TASK DESCRIPTION:
Starting with the first line below, extract each line through the one that contains "105, 3, 0, 0]", inclusive, excluding pictures.

DATA PROVIDED:
■ ■ ■ ■ ■ ■ ■

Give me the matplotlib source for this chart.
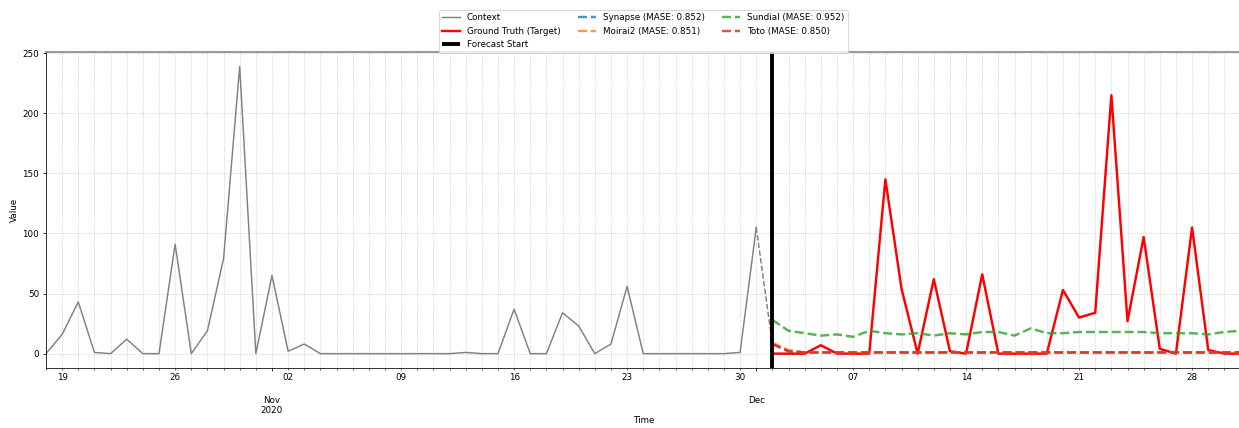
import pandas as pd
import matplotlib
matplotlib.use('Agg')
import matplotlib.pyplot as plt

plt.rcParams['font.size'] = 9

# daily series, context window then forecast horizon
context_start = '2020-10-18'
forecast_start = '2020-12-02'

context = [0, 16, 43, 1, 0, 12, 0, 0, 91, 0, 19, 79, 239, 0,
           65, 2, 8, 0, 0, 0, 0, 0, 0, 0, 0, 0, 1, 0, 0, 37, 0, 0, 34, 23, 0, 8, 56,
           0, 0, 0, 0, 0, 0, 1,
           105]

ground_truth = [0, 0, 0, 7, 0, 0, 0, 145, 54, 0, 62, 2, 0, 66, 0, 0, 0, 0,
                53, 30, 34, 215, 27, 97, 4, 0, 105, 3, 0, 0]

synapse = [8, 2, 1, 1, 1, 1, 1, 1, 1, 1, 1, 1, 1, 1, 1, 1, 1, 1,
           1, 1, 1, 1, 1, 1, 1, 1, 1, 1, 1, 1]
moirai2 = [9, 3, 1, 1, 1, 1, 1, 1, 1, 1, 1, 1, 1, 1, 1, 1, 1, 1,
           1, 1, 1, 1, 1, 1, 1, 1, 1, 1, 1, 1]
sundial = [28, 19, 17, 15, 16, 14, 19, 17, 16, 17, 15, 17, 16, 18, 18, 15, 21, 17,
           17, 18, 18, 18, 18, 18, 17, 17, 17, 16, 18, 19]
toto = [8, 2, 1, 1, 1, 1, 1, 1, 1, 1, 1, 1, 1, 1, 1, 1, 1, 1,
        1, 1, 1, 1, 1, 1, 1, 1, 1, 1, 1, 1]

models = [
    ('Synapse (MASE: 0.852)', synapse, 'tab:blue'),
    ('Moirai2 (MASE: 0.851)', moirai2, 'tab:orange'),
    ('Sundial (MASE: 0.952)', sundial, 'tab:green'),
    ('Toto (MASE: 0.850)', toto, 'tab:red'),
]

context_dates = pd.date_range(context_start, periods=len(context), freq='D')
forecast_dates = pd.date_range(forecast_start, periods=len(ground_truth), freq='D')

fig, ax = plt.subplots(figsize=(1239 / 70, 428 / 70), dpi=70)
# the right edge of the axes runs just past the picture, as in the original crop
fig.subplots_adjust(left=46 / 1239, right=1240.5 / 1239, top=1 - 52 / 428, bottom=1 - 368 / 428)

ax.plot(context_dates, context, color='gray', lw=1.5, label='Context')
# dashed link between the end of the context and the start of the forecasts
ax.plot([context_dates[-1], forecast_dates[0]], [context[-1], toto[0]],
        color='gray', ls='--', lw=1.5)
ax.plot(forecast_dates, ground_truth, color='red', lw=2.5, label='Ground Truth (Target)')
ax.axvline(pd.Timestamp(forecast_start), color='black', lw=4, label='Forecast Start',
           zorder=5, solid_capstyle='butt')

for name, vals, c in models:
    ax.plot(forecast_dates, vals, ls='--', lw=2.5, color=c, alpha=0.8, label=name)

# pandas-like date ticks: days on mondays, month names below
all_days = pd.date_range(context_dates[0], forecast_dates[-1], freq='D')
month_starts = pd.date_range(context_dates[0], forecast_dates[-1], freq='MS')
ax.set_xticks(all_days, [d.strftime('%d') if d.weekday() == 0 else '' for d in all_days],
              minor=True)
ax.set_xticks(month_starts, ['\n\n' + d.strftime('%b') + ('\n%d' % d.year if i == 0 else '')
                             for i, d in enumerate(month_starts)])
ax.set_xlim(all_days[0], all_days[-1])

ax.grid(True, which='both', color='#b0b0b0', ls=':', lw=0.8, alpha=0.8)
ax.spines['top'].set_color('#999999')
ax.spines['top'].set_linewidth(2)
ax.spines['right'].set_visible(False)

ax.set_xlabel('Time', labelpad=1)
ax.set_ylabel('Value')

ax.legend(loc='upper center', bbox_to_anchor=(0.5, 1.133), ncol=3, borderaxespad=0)

fig.savefig('out.png', dpi=70)
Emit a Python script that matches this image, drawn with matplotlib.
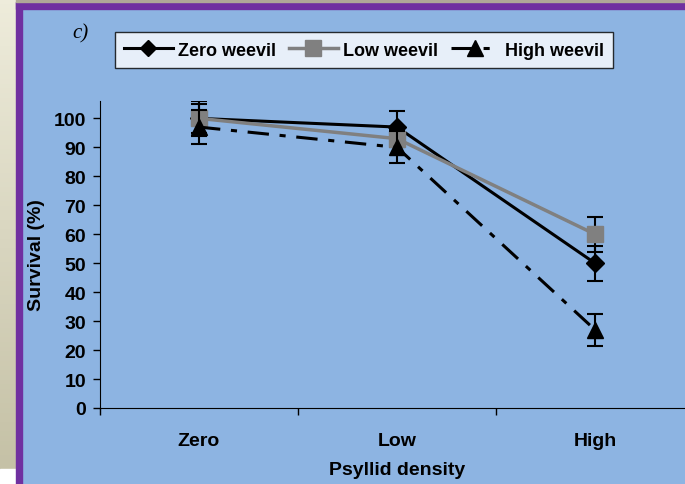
import numpy as np
import matplotlib.pyplot as plt
from matplotlib.patches import Rectangle
from matplotlib.lines import Line2D
from matplotlib.colors import LinearSegmentedColormap

plt.rcParams['font.family'] = 'Liberation Sans'

categories = ["Zero", "Low", "High"]
zero_weevil = [100, 97, 50]
zero_err = [5, 5.5, 6]
low_weevil = [100, 93, 60]
low_err = [6, 3, 6]
high_weevil = [97, 90, 27]
high_err = [6, 5.5, 5.5]

W, H = 685, 485
blue = '#8db4e2'
purple = '#7030a0'

fig = plt.figure(figsize=(W / 100, H / 100), dpi=100, facecolor=blue)

# slide frame: beige strip on the left, purple rules
bg = fig.add_axes([0, 15 / H, 16 / W, 1 - 15 / H])
grad = np.linspace(0, 1, 100).reshape(-1, 1)
bg.imshow(grad, aspect='auto', extent=[0, 1, 0, 1],
          cmap=LinearSegmentedColormap.from_list('beige', ['#eeecdb', '#c5c1a6']))
bg.set_axis_off()
fig.patches.append(Rectangle((0, 0), 16 / W, 15 / H, transform=fig.transFigure,
                             color='white', zorder=0))
fig.patches.append(Rectangle((16 / W, 0), 6 / W, 1 - 3 / H, transform=fig.transFigure,
                             color=purple, zorder=1))
fig.patches.append(Rectangle((16 / W, 1 - 10 / H), 1, 7 / H, transform=fig.transFigure,
                             color=purple, zorder=1))
fig.patches.append(Rectangle((16 / W, 1 - 3 / H), 1, 3 / H, transform=fig.transFigure,
                             color='#b0a898', zorder=1))

ax = fig.add_axes([100 / W, 76 / H, 594 / W, 307 / H])
ax.set_facecolor(blue)
x = np.arange(len(categories))

ax.errorbar(x, zero_weevil, yerr=zero_err, color='black', lw=2.2, marker='D',
            ms=9, capsize=6, ecolor='black', elinewidth=1.5, capthick=1.5,
            label='Zero weevil', zorder=3)
ax.errorbar(x, low_weevil, yerr=low_err, color='#808080', lw=2.5, marker='s',
            ms=11, capsize=6, ecolor='black', elinewidth=1.5, capthick=1.5,
            label='Low weevil', zorder=4)
ax.errorbar(x, high_weevil, yerr=high_err, color='black', lw=2.2, marker='^',
            ms=12, capsize=6, ecolor='black', elinewidth=1.5, capthick=1.5,
            dashes=[7, 3.5, 2, 3.5], label='High weevil', zorder=5)

ax.set_xlim(-0.5, 2.5)
ax.set_ylim(0, 106)
ax.set_yticks(np.arange(0, 101, 10))
ax.set_xticks([-0.5, 0.5, 1.5, 2.5])
ax.set_xticklabels([])
ax.set_xticks(x, minor=True)
ax.set_xticklabels(categories, minor=True)
ax.tick_params(axis='x', which='minor', length=0, pad=17)
ax.tick_params(axis='y', pad=5)
ax.tick_params(axis='both', which='major', length=5, width=1, direction='out')
for lbl in ax.get_xticklabels(minor=True) + ax.get_yticklabels():
    lbl.set_fontsize(14)
    lbl.set_fontweight('bold')
ax.spines['top'].set_visible(False)
ax.spines['right'].set_visible(False)
ax.set_ylabel('Survival (%)', fontsize=14, fontweight='bold', labelpad=6)
ax.set_xlabel('Psyllid density', fontsize=14, fontweight='bold', labelpad=9)

handles = [
    Line2D([], [], color='black', lw=2.2, marker='D', ms=8),
    Line2D([], [], color='#808080', lw=2.5, marker='s', ms=11),
    Line2D([], [], color='black', lw=2.2, marker='^', ms=11, dashes=[7, 3.5, 2, 3.5]),
]
leg = fig.legend(handles, ['Zero weevil', 'Low weevil', 'High weevil'], ncol=3,
                 loc='center', bbox_to_anchor=(364 / W, 1 - 51 / H),
                 prop={'weight': 'bold', 'size': 13}, frameon=True, fancybox=False,
                 edgecolor='black', handlelength=2.7, columnspacing=0.7,
                 handletextpad=0.3, borderpad=0.5)
leg.get_frame().set_linewidth(1)

fig.text(72 / W, 1 - 34 / H, 'c)', fontsize=15, style='italic',
         family='Liberation Serif', va='center')

fig.savefig('out.png', dpi=100, facecolor=blue)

■ ■ ■ ■ ■ ■ ■

WRITTEN ANSWER:
Give me the matplotlib source for this chart.
import pandas as pd
import matplotlib
matplotlib.use('Agg')
import matplotlib.pyplot as plt

plt.rcParams['font.size'] = 9

# daily series, context window then forecast horizon
context_start = '2020-10-18'
forecast_start = '2020-12-02'

context = [0, 16, 43, 1, 0, 12, 0, 0, 91, 0, 19, 79, 239, 0,
           65, 2, 8, 0, 0, 0, 0, 0, 0, 0, 0, 0, 1, 0, 0, 37, 0, 0, 34, 23, 0, 8, 56,
           0, 0, 0, 0, 0, 0, 1,
           105]

ground_truth = [0, 0, 0, 7, 0, 0, 0, 145, 54, 0, 62, 2, 0, 66, 0, 0, 0, 0,
                53, 30, 34, 215, 27, 97, 4, 0, 105, 3, 0, 0]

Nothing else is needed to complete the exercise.